--- begin Given information ---
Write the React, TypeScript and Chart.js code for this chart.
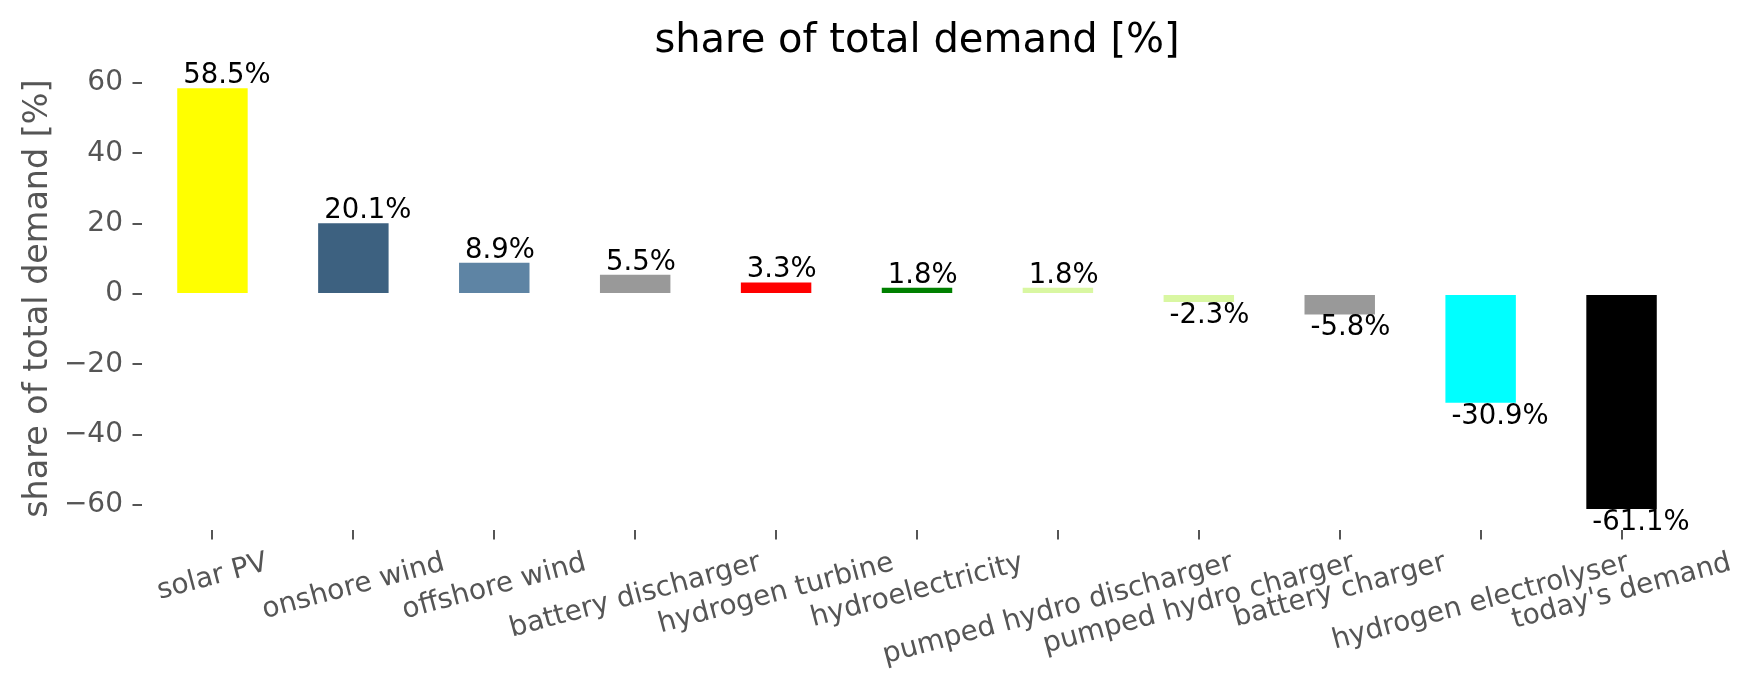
import { useEffect, useRef } from 'react';
import { Chart, registerables } from 'chart.js';

Chart.register(...registerables);

const CATEGORIES = [
  'solar PV',
  'onshore wind',
  'offshore wind',
  'battery discharger',
  'hydrogen turbine',
  'hydroelectricity',
  'pumped hydro discharger',
  'pumped hydro charger',
  'battery charger',
  'hydrogen electrolyser',
  "today's demand",
];
const SHARES = [58.5, 20.1, 8.9, 5.5, 3.3, 1.8, 1.8, -2.3, -5.8, -30.9, -61.1];
const COLORS = [
  '#ffff00',
  '#3d6180',
  '#5e84a4',
  '#999999',
  '#ff0000',
  '#008000',
  '#d9f7a2',
  '#d9f7a2',
  '#999999',
  '#00ffff',
  '#000000',
];
const Y_TICKS = [-60, -40, -20, 0, 20, 40, 60];
const Y_MIN = -67.08;
const Y_MAX = 64.48;
const TITLE = 'share of total demand [%]';
const Y_LABEL = 'share of total demand [%]';

const FONT = 'DejaVu Sans';
const TICK_SIZE = 28;
const VALUE_SIZE = 27.5;
const TITLE_SIZE = 40;
const TICK_LEN = 9.5;
const TICK_PAD = 9.5;

// title centred over the plotting area (as matplotlib does)
const axesTitle = {
  id: 'axesTitle',
  afterDraw(chart: any) {
    const ctx = chart.ctx;
    const { left, right, top } = chart.chartArea;
    ctx.save();
    ctx.font = `${TITLE_SIZE}px "${FONT}"`;
    ctx.fillStyle = '#000000';
    ctx.textAlign = 'center';
    ctx.textBaseline = 'middle';
    ctx.fillText(TITLE, (left + right) / 2, top - 25.8);
    ctx.restore();
  },
};

const barLabels = {
  id: 'barLabels',
  afterDatasetsDraw(chart: any) {
    const ctx = chart.ctx;
    const meta = chart.getDatasetMeta(0);
    ctx.save();
    ctx.font = `${VALUE_SIZE}px "${FONT}"`;
    ctx.fillStyle = '#000000';
    ctx.textAlign = 'left';
    ctx.textBaseline = 'alphabetic';
    meta.data.forEach((el: any, i: number) => {
      const v = SHARES[i];
      const { x, y, width } = el.getProps(['x', 'y', 'width'], true);
      const left = x - width / 2 + 6;
      const ty = v >= 0 ? y - 5 : y + 21;
      ctx.fillText(v.toFixed(1) + '%', left, ty);
    });
    ctx.restore();
  },
};

const rotatedXLabels = {
  id: 'rotatedXLabels',
  afterDraw(chart: any) {
    const ctx = chart.ctx;
    const xs = chart.scales.x;
    const theta = (15 * Math.PI) / 180;
    const y0 = chart.chartArea.bottom + TICK_LEN + TICK_PAD;
    ctx.save();
    ctx.font = `${TICK_SIZE}px "${FONT}"`;
    ctx.fillStyle = '#555555';
    ctx.textAlign = 'center';
    ctx.textBaseline = 'alphabetic';
    CATEGORIES.forEach((label, i) => {
      const x = xs.getPixelForTick(i);
      const L = ctx.measureText(label).width;
      const H = TICK_SIZE;
      const bboxH = L * Math.sin(theta) + H * Math.cos(theta);
      ctx.save();
      ctx.translate(x, y0 + bboxH / 2);
      ctx.rotate(-theta);
      ctx.fillText(label, 0, 0.262 * TICK_SIZE);
      ctx.restore();
    });
    ctx.restore();
  },
};

export default function App() {
  const ref = useRef<HTMLCanvasElement | null>(null);

  useEffect(() => {
    if (!ref.current) return;
    Chart.defaults.font.family = FONT;
    const chart = new Chart(ref.current, {
      type: 'bar',
      data: {
        labels: CATEGORIES,
        datasets: [
          {
            data: SHARES,
            backgroundColor: COLORS,
            borderWidth: 0,
            barPercentage: 0.5,
            categoryPercentage: 1.0,
          },
        ],
      },
      options: {
        responsive: false,
        animation: false,
        devicePixelRatio: 1,
        layout: { padding: { left: 0, right: 61, top: 67.2, bottom: 0 } },
        plugins: {
          legend: { display: false },
          tooltip: { enabled: false },
          title: { display: false },
        },
        scales: {
          x: {
            type: 'category',
            offset: true,
            border: { display: false },
            grid: {
              display: true,
              offset: false,
              drawOnChartArea: false,
              drawTicks: true,
              tickLength: TICK_LEN,
              color: '#555555',
              lineWidth: 2,
            },
            ticks: { display: false },
            afterFit: (s: any) => {
              s.height = 159;
            },
          },
          y: {
            type: 'linear',
            min: Y_MIN,
            max: Y_MAX,
            border: { display: false },
            grid: {
              display: true,
              drawOnChartArea: false,
              drawTicks: true,
              tickLength: TICK_LEN,
              color: '#555555',
              lineWidth: 2,
            },
            afterBuildTicks: (s: any) => {
              s.ticks = Y_TICKS.map((v) => ({ value: v }));
            },
            ticks: {
              color: '#555555',
              padding: TICK_PAD,
              font: { family: FONT, size: TICK_SIZE },
              callback: (v: any) => String(v).replace('-', '\u2212'),
            },
            title: {
              display: true,
              text: Y_LABEL,
              color: '#555555',
              font: { family: FONT, size: 33.4 },
              padding: { top: 18, bottom: 0 },
            },
            afterFit: (s: any) => {
              s.width = 142;
            },
          },
        },
      },
      plugins: [barLabels, rotatedXLabels, axesTitle],
    });
    return () => chart.destroy();
  }, []);

  return (
    <div style={{ position: 'fixed', left: 0, top: 0, width: 1753, height: 689, background: '#ffffff' }}>
      <canvas ref={ref} width={1753} height={689} style={{ width: 1753, height: 689, display: 'block' }} />
    </div>
  );
}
--- end Given information ---
What is required -> Write out again exactly the lines from the start of the data above through the line containing "Chart.register(...registerables);", inclusive, excluding any pictures.

Task response ->
Write the React, TypeScript and Chart.js code for this chart.
import { useEffect, useRef } from 'react';
import { Chart, registerables } from 'chart.js';

Chart.register(...registerables);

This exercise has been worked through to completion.